Structure and stability of recombinant bovine odorant-binding protein: III. Peculiarities of the wild type bOBP unfolding in crowded milieu

Laboratory of structural dynamics, stability and folding of proteins, Institute of Cytology, Russian Academy of Sciences, St.Petersburg, Russia
Department of Molecular Medicine, University of South Florida, Tampa, Fl, United States
DOI
10.7287/peerj.preprints.1454v1
Subject Areas
Biochemistry, Biophysics, Molecular Biology
Keywords
odorant-binding protein, macromoleclar crowding, disulfide bond, ligand binding, conformational stability, domain swapping, unfolding-refolding reaction
Copyright
© 2015 Stepanenko et al.
Licence
This is an open access article distributed under the terms of the Creative Commons Attribution License, which permits unrestricted use, distribution, reproduction and adaptation in any medium and for any purpose provided that it is properly attributed.

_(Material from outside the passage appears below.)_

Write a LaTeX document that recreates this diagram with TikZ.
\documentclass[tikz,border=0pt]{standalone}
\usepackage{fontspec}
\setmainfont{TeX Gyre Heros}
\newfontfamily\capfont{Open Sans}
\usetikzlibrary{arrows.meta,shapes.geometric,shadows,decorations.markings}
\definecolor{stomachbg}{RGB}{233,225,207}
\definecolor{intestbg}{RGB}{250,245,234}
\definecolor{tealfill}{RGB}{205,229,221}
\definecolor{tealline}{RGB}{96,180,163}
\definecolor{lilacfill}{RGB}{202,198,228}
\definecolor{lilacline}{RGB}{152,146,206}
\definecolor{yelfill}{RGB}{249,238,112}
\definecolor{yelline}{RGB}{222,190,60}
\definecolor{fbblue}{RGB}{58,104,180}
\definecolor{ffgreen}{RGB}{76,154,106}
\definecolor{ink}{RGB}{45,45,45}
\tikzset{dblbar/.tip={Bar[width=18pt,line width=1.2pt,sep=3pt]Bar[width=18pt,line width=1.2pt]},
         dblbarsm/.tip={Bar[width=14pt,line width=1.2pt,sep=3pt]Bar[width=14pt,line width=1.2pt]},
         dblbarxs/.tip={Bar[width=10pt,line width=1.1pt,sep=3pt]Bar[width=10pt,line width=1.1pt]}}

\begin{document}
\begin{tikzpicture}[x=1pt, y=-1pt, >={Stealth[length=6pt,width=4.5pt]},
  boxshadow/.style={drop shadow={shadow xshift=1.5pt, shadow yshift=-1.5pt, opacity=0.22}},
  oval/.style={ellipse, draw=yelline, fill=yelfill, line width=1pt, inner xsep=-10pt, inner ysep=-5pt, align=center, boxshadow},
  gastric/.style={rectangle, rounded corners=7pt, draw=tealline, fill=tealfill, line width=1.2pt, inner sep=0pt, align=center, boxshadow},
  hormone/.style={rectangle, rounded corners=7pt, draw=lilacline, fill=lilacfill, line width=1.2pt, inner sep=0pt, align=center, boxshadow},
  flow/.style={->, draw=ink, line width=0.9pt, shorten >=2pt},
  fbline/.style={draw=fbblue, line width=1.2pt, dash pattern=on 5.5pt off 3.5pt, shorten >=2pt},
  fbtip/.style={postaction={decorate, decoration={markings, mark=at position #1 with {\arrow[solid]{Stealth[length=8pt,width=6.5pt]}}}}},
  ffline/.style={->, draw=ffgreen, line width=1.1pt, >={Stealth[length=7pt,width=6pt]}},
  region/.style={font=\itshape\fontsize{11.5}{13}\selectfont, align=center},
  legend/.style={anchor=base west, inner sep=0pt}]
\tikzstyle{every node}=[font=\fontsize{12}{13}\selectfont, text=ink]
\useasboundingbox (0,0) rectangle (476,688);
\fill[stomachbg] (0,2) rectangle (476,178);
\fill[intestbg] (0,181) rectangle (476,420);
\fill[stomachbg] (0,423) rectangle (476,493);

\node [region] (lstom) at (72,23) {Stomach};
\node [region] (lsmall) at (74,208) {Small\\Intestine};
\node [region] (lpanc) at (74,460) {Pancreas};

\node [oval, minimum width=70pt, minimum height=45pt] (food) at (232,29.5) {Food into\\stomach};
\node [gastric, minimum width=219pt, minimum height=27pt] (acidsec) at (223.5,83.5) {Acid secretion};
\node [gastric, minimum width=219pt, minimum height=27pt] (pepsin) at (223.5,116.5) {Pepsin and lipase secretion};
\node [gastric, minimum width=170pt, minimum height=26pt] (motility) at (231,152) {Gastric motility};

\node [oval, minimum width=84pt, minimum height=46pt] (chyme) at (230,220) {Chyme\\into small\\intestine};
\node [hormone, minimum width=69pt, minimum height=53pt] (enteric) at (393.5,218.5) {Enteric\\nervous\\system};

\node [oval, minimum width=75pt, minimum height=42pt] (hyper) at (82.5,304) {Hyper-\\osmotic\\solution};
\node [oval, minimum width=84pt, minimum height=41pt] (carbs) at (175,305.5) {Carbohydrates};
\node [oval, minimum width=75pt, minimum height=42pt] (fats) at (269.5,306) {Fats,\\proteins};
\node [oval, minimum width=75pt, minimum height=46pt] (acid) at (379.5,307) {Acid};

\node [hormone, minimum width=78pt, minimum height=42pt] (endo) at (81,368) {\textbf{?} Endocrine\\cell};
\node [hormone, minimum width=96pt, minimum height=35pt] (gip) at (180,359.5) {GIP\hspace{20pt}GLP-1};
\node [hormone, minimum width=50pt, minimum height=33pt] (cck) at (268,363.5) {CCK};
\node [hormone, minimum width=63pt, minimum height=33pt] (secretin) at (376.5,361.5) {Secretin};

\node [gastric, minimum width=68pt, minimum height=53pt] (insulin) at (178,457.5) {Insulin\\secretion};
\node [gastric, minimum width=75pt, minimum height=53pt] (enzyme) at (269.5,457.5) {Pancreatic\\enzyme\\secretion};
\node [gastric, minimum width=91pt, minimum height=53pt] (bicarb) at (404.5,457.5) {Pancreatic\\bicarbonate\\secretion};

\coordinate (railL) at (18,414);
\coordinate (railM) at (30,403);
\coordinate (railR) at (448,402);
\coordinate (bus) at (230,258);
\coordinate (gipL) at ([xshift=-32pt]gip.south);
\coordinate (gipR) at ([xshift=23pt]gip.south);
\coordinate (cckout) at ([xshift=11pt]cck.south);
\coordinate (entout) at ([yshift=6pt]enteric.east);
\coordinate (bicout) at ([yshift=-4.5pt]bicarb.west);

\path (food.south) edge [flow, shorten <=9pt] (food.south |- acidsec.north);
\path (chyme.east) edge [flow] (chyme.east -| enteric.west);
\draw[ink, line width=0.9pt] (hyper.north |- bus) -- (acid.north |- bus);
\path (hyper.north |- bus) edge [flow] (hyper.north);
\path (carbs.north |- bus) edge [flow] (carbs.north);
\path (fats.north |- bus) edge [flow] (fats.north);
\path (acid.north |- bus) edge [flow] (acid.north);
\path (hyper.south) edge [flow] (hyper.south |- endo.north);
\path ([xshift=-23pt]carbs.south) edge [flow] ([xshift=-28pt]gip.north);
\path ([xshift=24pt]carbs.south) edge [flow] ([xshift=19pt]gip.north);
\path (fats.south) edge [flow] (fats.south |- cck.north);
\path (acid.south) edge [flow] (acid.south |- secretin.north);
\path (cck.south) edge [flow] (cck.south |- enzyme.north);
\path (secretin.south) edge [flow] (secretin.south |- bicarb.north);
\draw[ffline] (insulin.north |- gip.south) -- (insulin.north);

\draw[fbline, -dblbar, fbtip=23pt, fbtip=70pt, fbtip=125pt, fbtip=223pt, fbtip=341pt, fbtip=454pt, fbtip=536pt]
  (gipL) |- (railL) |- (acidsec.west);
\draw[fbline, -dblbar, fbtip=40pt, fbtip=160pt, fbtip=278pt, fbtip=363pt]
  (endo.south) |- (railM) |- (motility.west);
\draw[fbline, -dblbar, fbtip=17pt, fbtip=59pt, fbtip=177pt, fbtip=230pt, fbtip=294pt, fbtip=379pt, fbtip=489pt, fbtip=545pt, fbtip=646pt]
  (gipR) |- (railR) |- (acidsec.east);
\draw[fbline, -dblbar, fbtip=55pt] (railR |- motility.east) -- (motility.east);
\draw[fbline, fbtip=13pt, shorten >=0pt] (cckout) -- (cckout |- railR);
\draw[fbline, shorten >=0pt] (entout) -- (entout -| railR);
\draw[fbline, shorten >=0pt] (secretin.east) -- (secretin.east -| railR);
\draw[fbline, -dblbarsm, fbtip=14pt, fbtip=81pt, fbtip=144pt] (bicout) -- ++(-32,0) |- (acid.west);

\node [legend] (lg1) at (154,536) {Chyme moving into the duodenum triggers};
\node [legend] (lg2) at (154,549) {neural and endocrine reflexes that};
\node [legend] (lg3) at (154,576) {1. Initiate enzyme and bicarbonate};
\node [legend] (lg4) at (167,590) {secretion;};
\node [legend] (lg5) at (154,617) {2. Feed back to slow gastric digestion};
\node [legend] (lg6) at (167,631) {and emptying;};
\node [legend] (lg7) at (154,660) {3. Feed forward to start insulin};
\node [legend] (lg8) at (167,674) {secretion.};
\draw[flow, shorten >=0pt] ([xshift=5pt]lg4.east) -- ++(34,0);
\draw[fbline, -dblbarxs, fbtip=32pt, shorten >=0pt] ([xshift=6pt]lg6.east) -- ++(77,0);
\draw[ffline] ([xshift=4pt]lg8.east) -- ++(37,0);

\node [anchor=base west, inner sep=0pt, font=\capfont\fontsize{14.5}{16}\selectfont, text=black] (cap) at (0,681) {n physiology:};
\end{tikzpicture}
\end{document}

For attribution, the original author(s), title, publication source (PeerJ PrePrints) and either DOI or URL of the article must be cited.
Cite this article
Stepanenko OV, Roginskii DO, Stepanenko OV, Kuznetsova IM, Uversky VN, Turoverov KK. 2015. Structure and stability of recombinant bovine odorant-binding protein: III. Peculiarities of the wild type bOBP unfolding in crowded milieu. PeerJ PrePrints 3:e1454v1

Abstract

Contrarily to the majority of the members of the lipocalin family, which are stable monomers with the specific OBP fold (a β-barrel consisting of a 8-stranded anti-parallel β-sheet followed by a short α-helical segment, a ninth β-strand, and a disordered C-terminal tail) and a conserved disulfide bond, bovine odorant-binding protein (bOBP) does not have such a disulfide bond and forms a domain-swapped dimer that involves crossing the α-helical region from each monomer over the β-barrel of the other monomer. Furthermore, although natural bOBP isolated from bovine tissues exists as a stable domain-swapped dimer, recombinant bOBP has decreased dimerization potential and therefore exists as a mixture of monomeric and dimeric variants. In this article, we investigated the effect model crowding agents of similar chemical nature but different molecular mass on conformational stability of the recombinant bOBP. These experiments were conducted in order shed light on the potential influence of model crowded environment on the unfolding-refolding equilibrium. To this end, we looked at the influence of PEG-600, PEG-4000, and PEG-12000 in concentrations of 80, 150, and 300 mg/mL on the equilibrium unfolding and refolding transitions induced in the recombinant bOBP by guanidine hydrochloride.

Author Comment

This manuscript is submitted to PeerJ for review. It is a part of series of articlesdedicated to the analysis of the effect of the environmental feature (including the presence of crowding agents) on structural properties and conformational stability of bOBP.